Task statement: Transcribe each line of the material as it is, and drop any picture.

Supplied data:
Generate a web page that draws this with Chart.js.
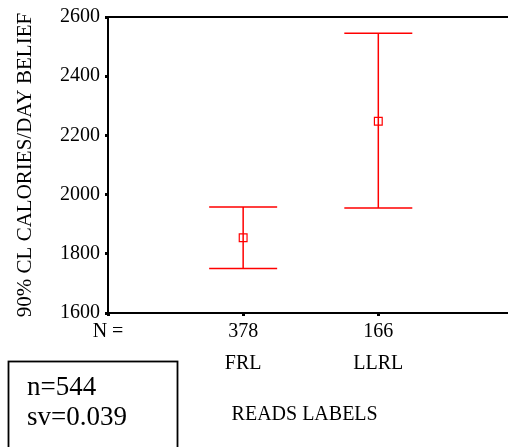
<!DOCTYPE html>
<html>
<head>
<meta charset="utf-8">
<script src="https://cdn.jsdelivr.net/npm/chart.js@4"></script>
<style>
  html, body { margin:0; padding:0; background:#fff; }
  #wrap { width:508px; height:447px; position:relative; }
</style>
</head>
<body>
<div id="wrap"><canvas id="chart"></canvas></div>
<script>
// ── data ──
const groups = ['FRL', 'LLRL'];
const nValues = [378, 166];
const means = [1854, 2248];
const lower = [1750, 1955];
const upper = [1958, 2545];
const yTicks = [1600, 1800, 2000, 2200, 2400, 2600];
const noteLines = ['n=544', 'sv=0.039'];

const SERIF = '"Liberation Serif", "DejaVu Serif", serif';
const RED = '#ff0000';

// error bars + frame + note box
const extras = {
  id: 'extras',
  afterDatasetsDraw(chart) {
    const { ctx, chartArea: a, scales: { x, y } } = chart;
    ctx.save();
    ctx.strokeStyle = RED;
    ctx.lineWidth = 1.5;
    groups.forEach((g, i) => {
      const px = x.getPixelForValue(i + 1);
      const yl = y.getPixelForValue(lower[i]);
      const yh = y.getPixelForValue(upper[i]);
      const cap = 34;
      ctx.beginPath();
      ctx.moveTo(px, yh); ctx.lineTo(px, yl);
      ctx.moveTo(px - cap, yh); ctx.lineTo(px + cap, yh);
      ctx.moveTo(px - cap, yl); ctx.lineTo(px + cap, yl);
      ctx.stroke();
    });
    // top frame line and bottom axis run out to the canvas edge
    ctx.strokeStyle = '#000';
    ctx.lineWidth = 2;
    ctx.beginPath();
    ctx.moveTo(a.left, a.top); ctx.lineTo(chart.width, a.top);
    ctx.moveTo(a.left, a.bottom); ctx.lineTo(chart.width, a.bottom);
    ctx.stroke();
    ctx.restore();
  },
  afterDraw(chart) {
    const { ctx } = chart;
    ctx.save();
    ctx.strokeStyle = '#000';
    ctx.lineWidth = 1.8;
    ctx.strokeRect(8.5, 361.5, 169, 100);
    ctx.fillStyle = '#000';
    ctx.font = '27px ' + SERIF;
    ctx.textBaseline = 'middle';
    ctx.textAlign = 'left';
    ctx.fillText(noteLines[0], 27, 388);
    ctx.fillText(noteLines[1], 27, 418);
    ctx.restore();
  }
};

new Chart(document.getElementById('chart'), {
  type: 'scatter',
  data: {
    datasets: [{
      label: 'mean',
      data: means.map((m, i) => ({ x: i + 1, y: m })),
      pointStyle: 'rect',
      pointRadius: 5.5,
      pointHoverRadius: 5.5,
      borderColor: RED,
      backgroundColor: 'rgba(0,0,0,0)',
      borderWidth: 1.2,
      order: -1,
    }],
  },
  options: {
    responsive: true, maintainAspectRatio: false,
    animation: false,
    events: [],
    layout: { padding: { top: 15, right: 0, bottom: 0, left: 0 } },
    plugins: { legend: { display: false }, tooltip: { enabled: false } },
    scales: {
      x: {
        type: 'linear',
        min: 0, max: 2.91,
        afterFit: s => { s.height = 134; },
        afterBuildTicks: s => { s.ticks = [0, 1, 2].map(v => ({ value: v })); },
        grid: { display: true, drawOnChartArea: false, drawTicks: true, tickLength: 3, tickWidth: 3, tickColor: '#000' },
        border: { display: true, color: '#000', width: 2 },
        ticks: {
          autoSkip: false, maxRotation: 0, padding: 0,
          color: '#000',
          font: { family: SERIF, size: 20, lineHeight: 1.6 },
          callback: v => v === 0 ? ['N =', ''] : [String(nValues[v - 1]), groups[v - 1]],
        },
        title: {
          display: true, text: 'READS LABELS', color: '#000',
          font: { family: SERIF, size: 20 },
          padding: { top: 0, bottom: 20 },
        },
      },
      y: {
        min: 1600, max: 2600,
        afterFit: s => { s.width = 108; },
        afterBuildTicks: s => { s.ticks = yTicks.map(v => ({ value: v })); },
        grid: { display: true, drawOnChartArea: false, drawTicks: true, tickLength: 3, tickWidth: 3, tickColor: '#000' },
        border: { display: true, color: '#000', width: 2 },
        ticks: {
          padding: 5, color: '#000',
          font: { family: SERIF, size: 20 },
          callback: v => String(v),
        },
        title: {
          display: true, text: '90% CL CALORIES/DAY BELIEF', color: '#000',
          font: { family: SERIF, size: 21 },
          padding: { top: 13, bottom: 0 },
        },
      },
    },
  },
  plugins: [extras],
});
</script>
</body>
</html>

Exercise output:
Generate a web page that draws this with Chart.js.
<!DOCTYPE html>
<html>
<head>
<meta charset="utf-8">
<script src="https://cdn.jsdelivr.net/npm/chart.js@4"></script>
<style>
  html, body { margin:0; padding:0; background:#fff; }
  #wrap { width:508px; height:447px; position:relative; }
</style>
</head>
<body>
<div id="wrap"><canvas id="chart"></canvas></div>
<script>
// ── data ──
const groups = ['FRL', 'LLRL'];
const nValues = [378, 166];
const means = [1854, 2248];
const lower = [1750, 1955];
const upper = [1958, 2545];
const yTicks = [1600, 1800, 2000, 2200, 2400, 2600];
const noteLines = ['n=544', 'sv=0.039'];

const SERIF = '"Liberation Serif", "DejaVu Serif", serif';
const RED = '#ff0000';

// error bars + frame + note box
const extras = {
  id: 'extras',
  afterDatasetsDraw(chart) {
    const { ctx, chartArea: a, scales: { x, y } } = chart;
    ctx.save();
    ctx.strokeStyle = RED;
    ctx.lineWidth = 1.5;
    groups.forEach((g, i) => {
      const px = x.getPixelForValue(i + 1);
      const yl = y.getPixelForValue(lower[i]);
      const yh = y.getPixelForValue(upper[i]);
      const cap = 34;
      ctx.beginPath();
      ctx.moveTo(px, yh); ctx.lineTo(px, yl);
      ctx.moveTo(px - cap, yh); ctx.lineTo(px + cap, yh);
      ctx.moveTo(px - cap, yl); ctx.lineTo(px + cap, yl);
      ctx.stroke();
    });
    // top frame line and bottom axis run out to the canvas edge
    ctx.strokeStyle = '#000';
    ctx.lineWidth = 2;
    ctx.beginPath();
    ctx.moveTo(a.left, a.top); ctx.lineTo(chart.width, a.top);
    ctx.moveTo(a.left, a.bottom); ctx.lineTo(chart.width, a.bottom);
    ctx.stroke();
    ctx.restore();
  },
  afterDraw(chart) {
    const { ctx } = chart;
    ctx.save();
    ctx.strokeStyle = '#000';
    ctx.lineWidth = 1.8;
    ctx.strokeRect(8.5, 361.5, 169, 100);
    ctx.fillStyle = '#000';
    ctx.font = '27px ' + SERIF;
    ctx.textBaseline = 'middle';
    ctx.textAlign = 'left';
    ctx.fillText(noteLines[0], 27, 388);
    ctx.fillText(noteLines[1], 27, 418);
    ctx.restore();
  }
};

new Chart(document.getElementById('chart'), {
  type: 'scatter',
  data: {
    datasets: [{
      label: 'mean',
      data: means.map((m, i) => ({ x: i + 1, y: m })),
      pointStyle: 'rect',
      pointRadius: 5.5,
      pointHoverRadius: 5.5,
      borderColor: RED,
      backgroundColor: 'rgba(0,0,0,0)',
      borderWidth: 1.2,
      order: -1,
    }],
  },
  options: {
    responsive: true, maintainAspectRatio: false,
    animation: false,
    events: [],
    layout: { padding: { top: 15, right: 0, bottom: 0, left: 0 } },
    plugins: { legend: { display: false }, tooltip: { enabled: false } },
    scales: {
      x: {
        type: 'linear',
        min: 0, max: 2.91,
        afterFit: s => { s.height = 134; },
        afterBuildTicks: s => { s.ticks = [0, 1, 2].map(v => ({ value: v })); },
        grid: { display: true, drawOnChartArea: false, drawTicks: true, tickLength: 3, tickWidth: 3, tickColor: '#000' },
        border: { display: true, color: '#000', width: 2 },
        ticks: {
          autoSkip: false, maxRotation: 0, padding: 0,
          color: '#000',
          font: { family: SERIF, size: 20, lineHeight: 1.6 },
          callback: v => v === 0 ? ['N =', ''] : [String(nValues[v - 1]), groups[v - 1]],
        },
        title: {
          display: true, text: 'READS LABELS', color: '#000',
          font: { family: SERIF, size: 20 },
          padding: { top: 0, bottom: 20 },
        },
      },
      y: {
        min: 1600, max: 2600,
        afterFit: s => { s.width = 108; },
        afterBuildTicks: s => { s.ticks = yTicks.map(v => ({ value: v })); },
        grid: { display: true, drawOnChartArea: false, drawTicks: true, tickLength: 3, tickWidth: 3, tickColor: '#000' },
        border: { display: true, color: '#000', width: 2 },
        ticks: {
          padding: 5, color: '#000',
          font: { family: SERIF, size: 20 },
          callback: v => String(v),
        },
        title: {
          display: true, text: '90% CL CALORIES/DAY BELIEF', color: '#000',
          font: { family: SERIF, size: 21 },
          padding: { top: 13, bottom: 0 },
        },
      },
    },
  },
  plugins: [extras],
});
</script>
</body>
</html>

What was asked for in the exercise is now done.